§ MATERIAL FOR THE TASK
....

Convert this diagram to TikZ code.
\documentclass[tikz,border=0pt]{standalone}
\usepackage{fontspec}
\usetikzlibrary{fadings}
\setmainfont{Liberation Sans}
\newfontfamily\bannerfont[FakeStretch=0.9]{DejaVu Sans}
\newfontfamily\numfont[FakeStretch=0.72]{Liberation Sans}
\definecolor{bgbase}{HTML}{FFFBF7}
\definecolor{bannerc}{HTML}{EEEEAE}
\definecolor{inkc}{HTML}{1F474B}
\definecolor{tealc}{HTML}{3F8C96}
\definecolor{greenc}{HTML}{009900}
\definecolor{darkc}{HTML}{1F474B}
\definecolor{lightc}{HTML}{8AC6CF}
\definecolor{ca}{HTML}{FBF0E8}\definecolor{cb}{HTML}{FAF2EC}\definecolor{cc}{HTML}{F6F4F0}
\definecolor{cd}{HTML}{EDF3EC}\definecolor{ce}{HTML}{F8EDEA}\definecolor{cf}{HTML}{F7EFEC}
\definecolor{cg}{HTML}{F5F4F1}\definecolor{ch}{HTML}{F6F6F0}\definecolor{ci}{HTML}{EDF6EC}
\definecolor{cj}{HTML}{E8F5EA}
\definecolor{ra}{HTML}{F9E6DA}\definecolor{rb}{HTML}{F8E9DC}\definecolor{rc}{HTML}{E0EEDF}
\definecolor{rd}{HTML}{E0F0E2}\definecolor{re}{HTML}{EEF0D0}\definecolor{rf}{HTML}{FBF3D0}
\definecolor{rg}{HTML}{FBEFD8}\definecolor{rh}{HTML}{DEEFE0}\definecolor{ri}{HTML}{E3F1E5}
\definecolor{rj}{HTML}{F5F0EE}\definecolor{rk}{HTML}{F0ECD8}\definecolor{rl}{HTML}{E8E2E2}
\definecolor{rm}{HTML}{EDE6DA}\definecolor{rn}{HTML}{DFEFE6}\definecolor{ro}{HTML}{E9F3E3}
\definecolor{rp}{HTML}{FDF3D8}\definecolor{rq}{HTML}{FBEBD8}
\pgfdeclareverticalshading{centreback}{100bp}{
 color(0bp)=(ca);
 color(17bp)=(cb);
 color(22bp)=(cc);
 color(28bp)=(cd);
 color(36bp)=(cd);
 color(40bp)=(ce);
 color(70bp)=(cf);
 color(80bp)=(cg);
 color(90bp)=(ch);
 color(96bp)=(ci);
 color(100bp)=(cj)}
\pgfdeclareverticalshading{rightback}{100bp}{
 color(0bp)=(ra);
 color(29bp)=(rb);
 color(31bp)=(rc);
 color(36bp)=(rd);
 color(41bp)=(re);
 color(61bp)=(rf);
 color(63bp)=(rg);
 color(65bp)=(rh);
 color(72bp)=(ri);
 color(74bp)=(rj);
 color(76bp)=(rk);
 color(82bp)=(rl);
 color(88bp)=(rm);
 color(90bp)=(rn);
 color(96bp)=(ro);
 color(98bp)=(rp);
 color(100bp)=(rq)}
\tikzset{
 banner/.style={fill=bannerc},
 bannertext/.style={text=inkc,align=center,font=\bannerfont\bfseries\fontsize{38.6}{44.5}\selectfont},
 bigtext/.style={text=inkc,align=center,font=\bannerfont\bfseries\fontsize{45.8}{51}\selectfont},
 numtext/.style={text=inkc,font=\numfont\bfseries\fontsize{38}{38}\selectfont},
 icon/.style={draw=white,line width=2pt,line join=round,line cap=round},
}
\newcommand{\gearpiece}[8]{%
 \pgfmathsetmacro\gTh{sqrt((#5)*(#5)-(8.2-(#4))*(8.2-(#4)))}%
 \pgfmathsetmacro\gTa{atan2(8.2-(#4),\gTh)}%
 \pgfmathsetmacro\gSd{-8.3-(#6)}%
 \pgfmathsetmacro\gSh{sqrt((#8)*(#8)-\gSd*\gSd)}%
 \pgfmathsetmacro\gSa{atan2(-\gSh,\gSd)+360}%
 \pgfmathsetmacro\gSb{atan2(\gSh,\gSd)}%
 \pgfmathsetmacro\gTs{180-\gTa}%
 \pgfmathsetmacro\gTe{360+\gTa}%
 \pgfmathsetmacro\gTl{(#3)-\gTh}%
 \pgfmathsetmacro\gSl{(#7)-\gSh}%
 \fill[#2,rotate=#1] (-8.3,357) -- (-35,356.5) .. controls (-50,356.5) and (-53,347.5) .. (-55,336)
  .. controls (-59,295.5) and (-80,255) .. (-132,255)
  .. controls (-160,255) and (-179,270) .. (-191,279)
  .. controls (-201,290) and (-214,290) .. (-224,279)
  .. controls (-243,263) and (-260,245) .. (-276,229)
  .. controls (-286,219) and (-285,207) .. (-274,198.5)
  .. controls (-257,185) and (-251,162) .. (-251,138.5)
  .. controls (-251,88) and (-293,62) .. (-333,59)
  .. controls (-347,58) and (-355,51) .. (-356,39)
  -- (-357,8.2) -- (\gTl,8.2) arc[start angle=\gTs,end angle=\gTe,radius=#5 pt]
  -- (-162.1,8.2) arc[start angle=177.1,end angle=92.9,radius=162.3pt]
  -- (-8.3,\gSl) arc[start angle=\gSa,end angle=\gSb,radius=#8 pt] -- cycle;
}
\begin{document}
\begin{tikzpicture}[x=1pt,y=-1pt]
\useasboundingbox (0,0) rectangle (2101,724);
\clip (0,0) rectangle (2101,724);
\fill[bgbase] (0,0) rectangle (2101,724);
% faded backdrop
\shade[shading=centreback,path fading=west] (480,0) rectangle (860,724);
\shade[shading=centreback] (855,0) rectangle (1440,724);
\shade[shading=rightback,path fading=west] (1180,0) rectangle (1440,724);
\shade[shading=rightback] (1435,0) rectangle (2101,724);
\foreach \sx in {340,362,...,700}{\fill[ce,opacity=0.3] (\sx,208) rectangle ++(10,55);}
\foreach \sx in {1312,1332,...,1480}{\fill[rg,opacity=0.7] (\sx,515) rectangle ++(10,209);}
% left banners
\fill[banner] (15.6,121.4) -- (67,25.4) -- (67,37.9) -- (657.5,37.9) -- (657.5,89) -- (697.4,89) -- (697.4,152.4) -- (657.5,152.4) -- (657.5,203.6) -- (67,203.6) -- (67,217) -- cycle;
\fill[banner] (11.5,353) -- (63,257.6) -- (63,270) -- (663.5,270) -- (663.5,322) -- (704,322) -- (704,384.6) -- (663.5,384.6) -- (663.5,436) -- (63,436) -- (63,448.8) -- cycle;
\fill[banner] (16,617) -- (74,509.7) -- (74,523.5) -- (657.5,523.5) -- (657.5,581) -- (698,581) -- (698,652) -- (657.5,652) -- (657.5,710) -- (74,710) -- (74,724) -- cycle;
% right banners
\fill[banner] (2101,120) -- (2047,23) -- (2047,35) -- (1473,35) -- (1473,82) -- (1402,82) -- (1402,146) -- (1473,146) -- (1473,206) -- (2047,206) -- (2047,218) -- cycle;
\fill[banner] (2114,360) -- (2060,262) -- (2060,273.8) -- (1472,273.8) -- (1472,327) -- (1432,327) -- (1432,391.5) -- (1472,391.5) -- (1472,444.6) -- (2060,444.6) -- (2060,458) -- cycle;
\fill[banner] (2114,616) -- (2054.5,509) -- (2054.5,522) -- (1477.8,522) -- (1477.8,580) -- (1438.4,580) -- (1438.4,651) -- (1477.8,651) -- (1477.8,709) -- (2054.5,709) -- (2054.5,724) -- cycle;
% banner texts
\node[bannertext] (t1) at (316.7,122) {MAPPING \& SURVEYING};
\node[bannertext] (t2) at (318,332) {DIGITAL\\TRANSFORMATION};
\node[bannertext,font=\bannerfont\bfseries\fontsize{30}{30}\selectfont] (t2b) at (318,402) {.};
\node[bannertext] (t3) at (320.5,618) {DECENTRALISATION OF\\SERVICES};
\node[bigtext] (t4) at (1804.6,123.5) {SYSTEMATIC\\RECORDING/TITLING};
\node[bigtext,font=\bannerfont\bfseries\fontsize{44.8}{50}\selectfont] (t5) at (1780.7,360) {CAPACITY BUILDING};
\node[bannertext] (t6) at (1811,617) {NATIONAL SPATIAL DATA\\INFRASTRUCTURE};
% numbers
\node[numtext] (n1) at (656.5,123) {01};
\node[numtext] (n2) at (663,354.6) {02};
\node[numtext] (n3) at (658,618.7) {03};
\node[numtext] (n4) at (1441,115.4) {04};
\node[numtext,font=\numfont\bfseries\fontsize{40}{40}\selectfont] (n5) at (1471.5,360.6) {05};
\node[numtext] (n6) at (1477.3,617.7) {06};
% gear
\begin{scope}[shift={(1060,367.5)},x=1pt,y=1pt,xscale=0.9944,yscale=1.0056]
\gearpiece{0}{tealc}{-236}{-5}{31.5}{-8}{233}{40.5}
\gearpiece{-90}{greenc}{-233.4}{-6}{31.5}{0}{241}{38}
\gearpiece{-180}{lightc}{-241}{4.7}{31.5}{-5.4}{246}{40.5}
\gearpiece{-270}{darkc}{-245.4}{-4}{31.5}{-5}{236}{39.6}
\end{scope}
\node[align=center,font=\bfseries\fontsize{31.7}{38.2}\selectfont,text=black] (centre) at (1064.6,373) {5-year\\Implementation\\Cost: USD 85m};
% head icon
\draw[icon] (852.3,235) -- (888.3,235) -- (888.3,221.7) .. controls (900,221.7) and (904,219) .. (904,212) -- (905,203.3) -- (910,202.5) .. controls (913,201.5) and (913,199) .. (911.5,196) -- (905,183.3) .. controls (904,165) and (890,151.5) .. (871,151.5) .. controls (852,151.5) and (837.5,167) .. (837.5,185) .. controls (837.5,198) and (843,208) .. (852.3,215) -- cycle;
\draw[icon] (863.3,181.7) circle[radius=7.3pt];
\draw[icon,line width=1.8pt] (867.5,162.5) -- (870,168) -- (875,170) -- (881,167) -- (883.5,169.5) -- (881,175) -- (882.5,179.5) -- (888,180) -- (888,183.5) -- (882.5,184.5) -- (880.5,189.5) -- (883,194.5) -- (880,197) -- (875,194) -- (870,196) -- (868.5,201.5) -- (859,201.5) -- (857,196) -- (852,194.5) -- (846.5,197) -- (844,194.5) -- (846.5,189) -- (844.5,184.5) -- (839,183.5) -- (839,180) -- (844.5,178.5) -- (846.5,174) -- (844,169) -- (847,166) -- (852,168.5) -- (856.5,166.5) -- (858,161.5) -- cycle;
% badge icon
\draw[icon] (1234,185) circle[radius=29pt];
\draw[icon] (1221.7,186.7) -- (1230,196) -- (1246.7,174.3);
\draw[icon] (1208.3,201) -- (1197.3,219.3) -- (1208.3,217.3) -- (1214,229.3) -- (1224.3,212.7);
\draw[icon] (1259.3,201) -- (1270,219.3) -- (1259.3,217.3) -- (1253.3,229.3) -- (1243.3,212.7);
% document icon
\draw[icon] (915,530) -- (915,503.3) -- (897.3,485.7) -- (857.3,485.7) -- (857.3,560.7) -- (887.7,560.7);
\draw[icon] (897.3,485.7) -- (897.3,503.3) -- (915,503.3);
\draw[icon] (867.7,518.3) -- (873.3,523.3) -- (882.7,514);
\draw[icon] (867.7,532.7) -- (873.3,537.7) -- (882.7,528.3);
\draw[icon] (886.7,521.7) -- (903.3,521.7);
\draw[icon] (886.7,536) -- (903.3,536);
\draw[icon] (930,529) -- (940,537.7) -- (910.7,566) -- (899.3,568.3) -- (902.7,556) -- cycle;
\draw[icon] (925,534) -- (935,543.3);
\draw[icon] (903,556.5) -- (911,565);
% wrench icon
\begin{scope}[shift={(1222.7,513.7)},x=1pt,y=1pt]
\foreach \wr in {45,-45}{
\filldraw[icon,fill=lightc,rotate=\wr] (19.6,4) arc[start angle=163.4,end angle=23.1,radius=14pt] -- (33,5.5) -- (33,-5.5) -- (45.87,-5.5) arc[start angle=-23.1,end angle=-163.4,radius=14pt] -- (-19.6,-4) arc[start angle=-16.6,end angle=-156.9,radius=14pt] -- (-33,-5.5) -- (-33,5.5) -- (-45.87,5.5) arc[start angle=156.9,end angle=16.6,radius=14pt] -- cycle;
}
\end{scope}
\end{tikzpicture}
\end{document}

....

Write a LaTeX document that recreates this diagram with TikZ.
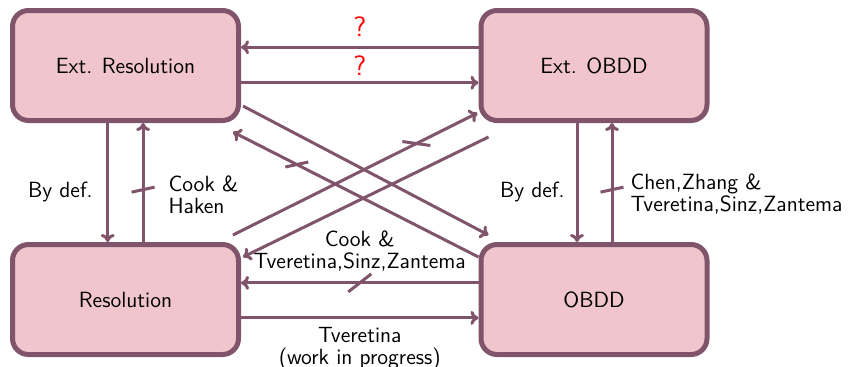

....

§ WRITTEN INSTRUCTION
Find all lines with "diagram" in them and copy each one.

§ COMPLETED TASK
Convert this diagram to TikZ code.
Write a LaTeX document that recreates this diagram with TikZ.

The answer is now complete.